Tobi is available in #toktok (libera.chat) as tobi/@tobi_fh:matrix.org and ready for any input, questions, remarks, discussions or complaints.

Appendix

The PoC shouldn’t be used in practice/in production because it should be improved in the following aspects (for details see chapter five of Tobi’s thesis [4]):

The PoC was implemented by using the Noise-C library [3]. Instead of using the library, NoiseIK or more specifically the Noise_IK_25519_ChaChaPoly_SHA512 protocol will be implemented directly in c-toxcore. This will remove Noise-C as a dependency for toxcore (i.e. the only other dependency is NaCl/libsodium) and therefore improve maintainability. Additionally this will reduce the number of possibly vulnerable source lines of code.
- Notes on maintainability: Noise-C has a lot of code/functionality which is not necessary for c-toxcore.
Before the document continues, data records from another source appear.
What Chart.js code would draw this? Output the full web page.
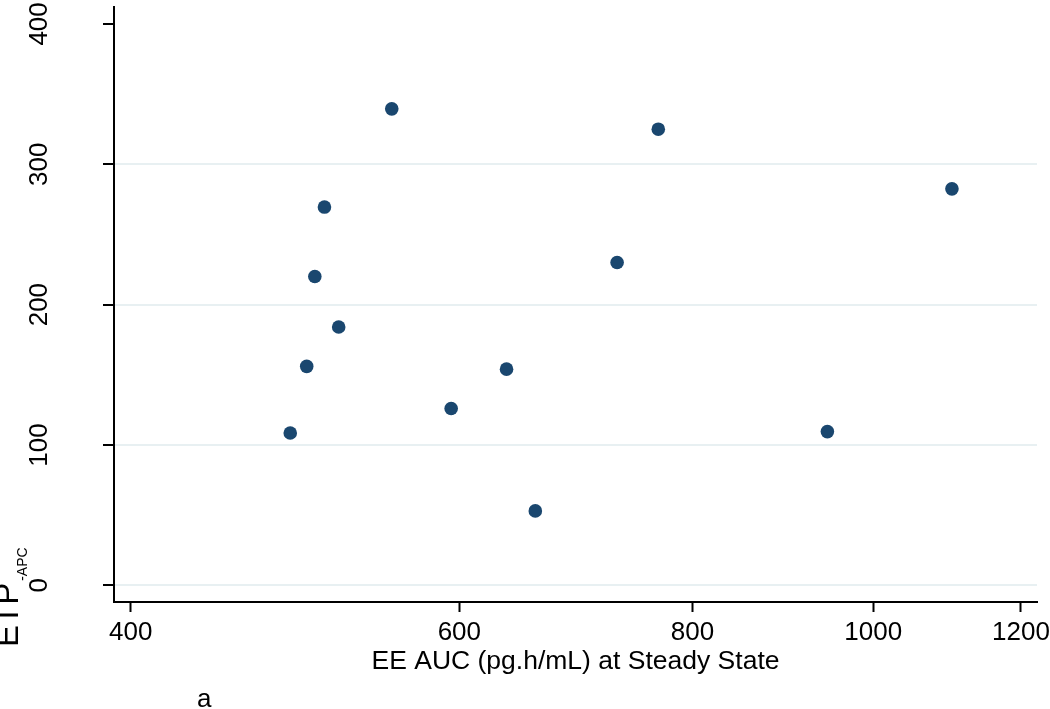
<!DOCTYPE html>
<html lang="en">
<head>
<meta charset="UTF-8" />
<title>ETP-APC vs EE AUC</title>
<script src="https://cdn.jsdelivr.net/npm/chart.js"></script>
<style>
    body { margin: 0; background: #fff; }
    #wrap { width: 1050px; height: 709px; }
</style>
</head>
<body>
<div id="wrap"><canvas id="chart" width="1050" height="709"></canvas></div>
<script>
// EE AUC (pg.h/mL) at steady state, one per subject
const eeAuc = [487, 497, 502, 508, 517, 552, 594, 636, 659, 729, 767, 945, 1102];
// ETP-APC for the same subjects
const etpApc = [108.5, 156, 220, 269.5, 184, 339.5, 126, 154, 53, 230, 325, 109.5, 282.5];

const xTicks = [400, 600, 800, 1000, 1200];
const yTicks = [0, 100, 200, 300, 400];
const xRange = [391.8, 1224];
const yRange = [-11.9, 412.2];

const xTitle = 'EE AUC (pg.h/mL) at Steady State';
const yTitle = 'ETP';
const ySub = '-APC';
const panelLabel = 'a';

const FONT = '"Liberation Sans", Arial, sans-serif';
const DOT = '#1a476f';
const GRID = '#e8f0f2';

// texte dessiné à la main: étiquettes y tournées, titres, indice
const textPlugin = {
    id: 'stataText',
    afterDraw(chart) {
        const ctx = chart.ctx;
        const ys = chart.scales.y;
        const area = chart.chartArea;
        ctx.save();
        ctx.fillStyle = '#000';

        ctx.font = '26px ' + FONT;
        ctx.textAlign = 'center';
        ctx.textBaseline = 'alphabetic';
        yTicks.forEach(v => {
            ctx.save();
            ctx.translate(47, ys.getPixelForValue(v));
            ctx.rotate(-Math.PI / 2);
            ctx.fillText(String(v), 0, 0);
            ctx.restore();
        });

        ctx.save();
        ctx.translate(17.5, 647);
        ctx.rotate(-Math.PI / 2);
        ctx.textAlign = 'left';
        ctx.font = '33px ' + FONT;
        ctx.fillText(yTitle, 0, 0);
        const w = ctx.measureText(yTitle).width;
        ctx.font = '14px ' + FONT;
        ctx.fillText(ySub, w + 2, 9.5);
        ctx.restore();

        ctx.font = '26.5px ' + FONT;
        ctx.textAlign = 'center';
        ctx.fillText(xTitle, (area.left + area.right) / 2, 669);

        ctx.font = '26px ' + FONT;
        ctx.textAlign = 'left';
        ctx.fillText(panelLabel, 197, 707);
        ctx.restore();
    }
};

const points = eeAuc.map((x, i) => ({ x: x, y: etpApc[i] }));

new Chart(document.getElementById('chart'), {
    type: 'scatter',
    data: {
        datasets: [{
            data: points,
            pointRadius: 6.8,
            pointBackgroundColor: DOT,
            pointBorderWidth: 0,
            pointHoverRadius: 6.8
        }]
    },
    options: {
        responsive: false,
        animation: false,
        devicePixelRatio: 1,
        layout: { padding: { top: 5, right: 13, left: 0, bottom: 0 } },
        plugins: {
            legend: { display: false },
            tooltip: { enabled: false }
        },
        scales: {
            x: {
                type: 'logarithmic',
                min: xRange[0],
                max: xRange[1],
                afterBuildTicks: axis => { axis.ticks = xTicks.map(v => ({ value: v })); },
                afterFit: axis => {
                    axis.height = 107;
                    axis.paddingLeft = 0;
                    axis.paddingRight = 0;
                },
                border: { display: true, color: '#000', width: 2 },
                grid: {
                    drawOnChartArea: false,
                    drawTicks: true,
                    tickLength: 10,
                    tickColor: '#000',
                    tickWidth: 2
                },
                ticks: {
                    autoSkip: false,
                    maxRotation: 0,
                    padding: 5,
                    color: '#000',
                    font: { family: FONT, size: 26 },
                    callback: v => String(v)
                },
                title: { display: false }
            },
            y: {
                type: 'linear',
                min: yRange[0],
                max: yRange[1],
                afterBuildTicks: axis => { axis.ticks = yTicks.map(v => ({ value: v })); },
                afterFit: axis => {
                    axis.width = 114;
                    axis.paddingTop = 0;
                    axis.paddingBottom = 0;
                },
                border: { display: true, color: '#000', width: 2 },
                grid: {
                    color: c => (c.tick && c.tick.value === 400) ? 'rgba(0,0,0,0)' : GRID,
                    lineWidth: 2,
                    drawTicks: true,
                    tickLength: 11,
                    tickColor: '#000',
                    tickWidth: 2
                },
                ticks: { display: false },
                title: { display: false }
            }
        }
    },
    plugins: [textPlugin]
});
</script>
</body>
</html>
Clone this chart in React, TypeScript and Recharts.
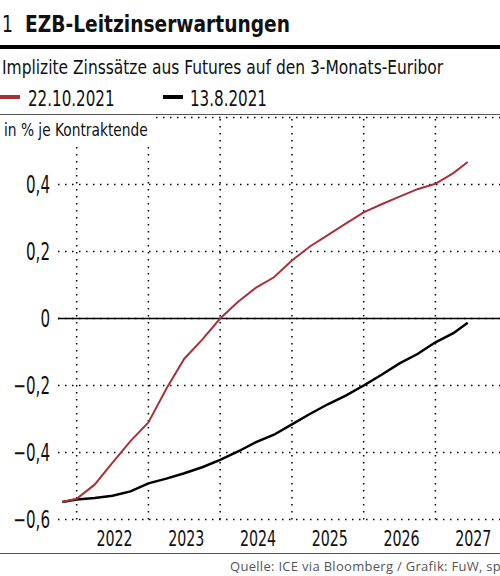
import React from 'react';
import { LineChart, Line, XAxis, YAxis, CartesianGrid, ReferenceLine } from 'recharts';

// contract end (decimal year)
const contractEnds = [
  2021.8, 2022, 2022.25, 2022.5, 2022.75, 2023, 2023.25, 2023.5, 2023.75, 2024, 2024.25, 2024.5,
  2024.75, 2025, 2025.25, 2025.5, 2025.75, 2026, 2026.25, 2026.5, 2026.75, 2027, 2027.25, 2027.45,
];

// implied rates, in %
const rates22Oct = [
  -0.548, -0.538, -0.496, -0.43, -0.366, -0.31, -0.21, -0.12, -0.063, 0.0, 0.05, 0.092,
  0.123, 0.173, 0.215, 0.249, 0.283, 0.317, 0.341, 0.364, 0.386, 0.402, 0.434, 0.467,
];
const rates13Aug = [
  -0.548, -0.54, -0.536, -0.529, -0.516, -0.492, -0.478, -0.462, -0.444, -0.422, -0.397, -0.369,
  -0.347, -0.316, -0.285, -0.256, -0.23, -0.2, -0.168, -0.134, -0.106, -0.071, -0.044, -0.013,
];

const yearStarts = [2022, 2023, 2024, 2025, 2026, 2027];
const yearLabelTicks = [2022.5, 2023.5, 2024.5, 2025.5, 2026.5, 2027.5];
const yTicks = [-0.6, -0.4, -0.2, 0, 0.2, 0.4];

const RED = '#a8323a';
const NARROW = '"DejaVu Sans Condensed", "Liberation Sans Narrow", "DejaVu Sans", sans-serif';

const chartData = contractEnds.map((t, i) => ({
  t,
  oct: rates22Oct[i],
  aug: rates13Aug[i],
}));

const fmtY = (v: number) => {
  if (v === 0) return '0';
  const s = Math.abs(v).toFixed(1).replace('.', ',');
  return v < 0 ? '\u2212' + s : s;
};

// squeezed text, to get near the condensed face of the original
function Squeeze({ k, children }: { k: number; children: React.ReactNode }) {
  return (
    <span style={{ display: 'inline-block', transform: `scaleX(${k})`, transformOrigin: 'left center', whiteSpace: 'nowrap' }}>
      {children}
    </span>
  );
}

const YTick = (props: any) => {
  const { x, y, payload } = props;
  return (
    <text
      transform={`translate(${x},${y}) scale(0.7,1)`}
      textAnchor="end"
      dominantBaseline="central"
      fill="#111"
      fontSize={24}
      fontFamily={NARROW}
    >
      {fmtY(payload.value)}
    </text>
  );
};

const XTick = (props: any) => {
  const { x, y, payload } = props;
  return (
    <text
      transform={`translate(${x + 2},${y + 11}) scale(0.72,1)`}
      textAnchor="middle"
      dominantBaseline="central"
      fill="#111"
      fontSize={22}
      fontFamily={NARROW}
    >
      {String(Math.floor(payload.value))}
    </text>
  );
};

export default function App() {
  return (
    <div
      style={{
        position: 'absolute',
        left: 0,
        top: 0,
        width: 500,
        height: 576,
        overflow: 'hidden',
        background: '#fff',
        fontFamily: NARROW,
        color: '#111',
      }}
    >
      <div style={{ position: 'absolute', left: 2, top: 11, fontSize: 22.5, lineHeight: '26px', whiteSpace: 'nowrap' }}>
        <Squeeze k={0.85}>1</Squeeze>
        <span style={{ position: 'absolute', left: 23, top: 0, fontWeight: 700 }}>
          <Squeeze k={0.92}>EZB-Leitzinserwartungen</Squeeze>
        </span>
      </div>
      <div style={{ position: 'absolute', left: 0, top: 45, width: 500, height: 3.5, background: '#000' }} />
      <div style={{ position: 'absolute', left: 2, top: 54, fontSize: 20, lineHeight: '26px' }}>
        <Squeeze k={0.86}>Implizite Zinssätze aus Futures auf den 3-Monats-Euribor</Squeeze>
      </div>

      {/* legend */}
      <div style={{ position: 'absolute', left: 0, top: 95, width: 20, height: 4, background: RED }} />
      <div style={{ position: 'absolute', left: 28, top: 86, fontSize: 20.5, lineHeight: '26px' }}>
        <Squeeze k={0.82}>22.10.2021</Squeeze>
      </div>
      <div style={{ position: 'absolute', left: 163, top: 95, width: 20, height: 4, background: '#000' }} />
      <div style={{ position: 'absolute', left: 190, top: 86, fontSize: 20.5, lineHeight: '26px' }}>
        <Squeeze k={0.82}>13.8.2021</Squeeze>
      </div>
      <div style={{ position: 'absolute', left: 0, top: 114, width: 500, height: 1, background: '#555' }} />

      <div style={{ position: 'absolute', left: 0, top: 115 }}>
        <LineChart width={500} height={440} data={chartData} margin={{ top: 2.5, right: 0, bottom: 0, left: 0 }}>
          <CartesianGrid vertical={false} stroke="#000" strokeWidth={1.5} strokeDasharray="1.5 5.5" />
          {yearStarts.map((y) => (
            <ReferenceLine key={y} x={y} stroke="#000" strokeWidth={1.5} strokeDasharray="1.5 5.5" />
          ))}
          <ReferenceLine y={0} stroke="#000" strokeWidth={1.5} />
          <XAxis
            dataKey="t"
            type="number"
            domain={[2021.74, 2027.9]}
            allowDataOverflow
            ticks={yearLabelTicks}
            axisLine={false}
            tickLine={false}
            height={35.5}
            tick={XTick}
            interval={0}
          />
          <YAxis
            type="number"
            domain={[-0.6, 0.6]}
            ticks={yTicks}
            axisLine={false}
            tickLine={false}
            width={58}
            tick={YTick}
          />
          <Line dataKey="aug" stroke="#000" strokeWidth={2.5} dot={false} isAnimationActive={false} />
          <Line dataKey="oct" stroke={RED} strokeWidth={2} dot={false} isAnimationActive={false} />
        </LineChart>
      </div>

      <div
        style={{
          position: 'absolute',
          left: 0,
          top: 116,
          width: 154,
          height: 31,
          background: '#fff',
          fontSize: 17,
          lineHeight: '28px',
          paddingLeft: 4,
          boxSizing: 'border-box',
        }}
      >
        <Squeeze k={0.9}>in % je Kontraktende</Squeeze>
      </div>

      <div style={{ position: 'absolute', left: 0, top: 553, width: 500, height: 1, background: '#555' }} />
      <div
        style={{
          position: 'absolute',
          left: 230,
          top: 558,
          fontSize: 13,
          lineHeight: '16px',
          letterSpacing: 0.3,
          fontFamily: '"Open Sans", "DejaVu Sans", sans-serif',
          color: '#555',
          whiteSpace: 'nowrap',
        }}
      >
        Quelle: ICE via Bloomberg / Grafik: FuW, sp
      </div>
    </div>
  );
}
Also Noise-C is currently (?) not actively maintained. If NoiseIK is implemented directly in c-toxcore it is only necessary to maintain the c-toxcore codebase and it is not necessary to care about Noise-C.
The PoC implementation uses the ChaCha20-Poly1305 AEAD cipher during the AKE/handshake and XSalsa20-Poly1305 during the transport phase. In this project it should be evaluated if it’s possible to also use ChaCha20 during the transport phase to only use one cipher instead of two different ones (XSalsa20 is not supported by the Noise framework). For details see chapter four of Tobi’s thesis.
Further testing of NoiseIK handshake behavior and improved error handling.
The PoC implementation is not backwards compatible with the current KCI-vulnerable Tox handshake. In this project a mechanism should be added to enable interoperability with clients based on an old c-toxcore version.

References:

[1] Tox Handshake Vulnerable to KCI #426: https://github.com/TokTok/c-toxcore/issues/426
[2] Noise Protocol Framework: https://noiseprotocol.org/
[3] Noise-C Library: https://github.com/rweather/noise-c
- https://rweather.github.io/noise-c/index.html
[4] More information on Tobi/goldroom’s master’s thesis: https://github.com/TokTok/c-toxcore/issues/426#issuecomment-759511593
[5] “Adopting the Noise Key Exchange in Tox” project description/information: https://nlnet.nl/project/Noise-Tox/
[6] Noise specification, 11.4. Out-of-order transport messages: https://noiseprotocol.org/noise.html#out-of-order-transport-messages

“WireGuard” is a registered trademark of Jason A. Donenfeld.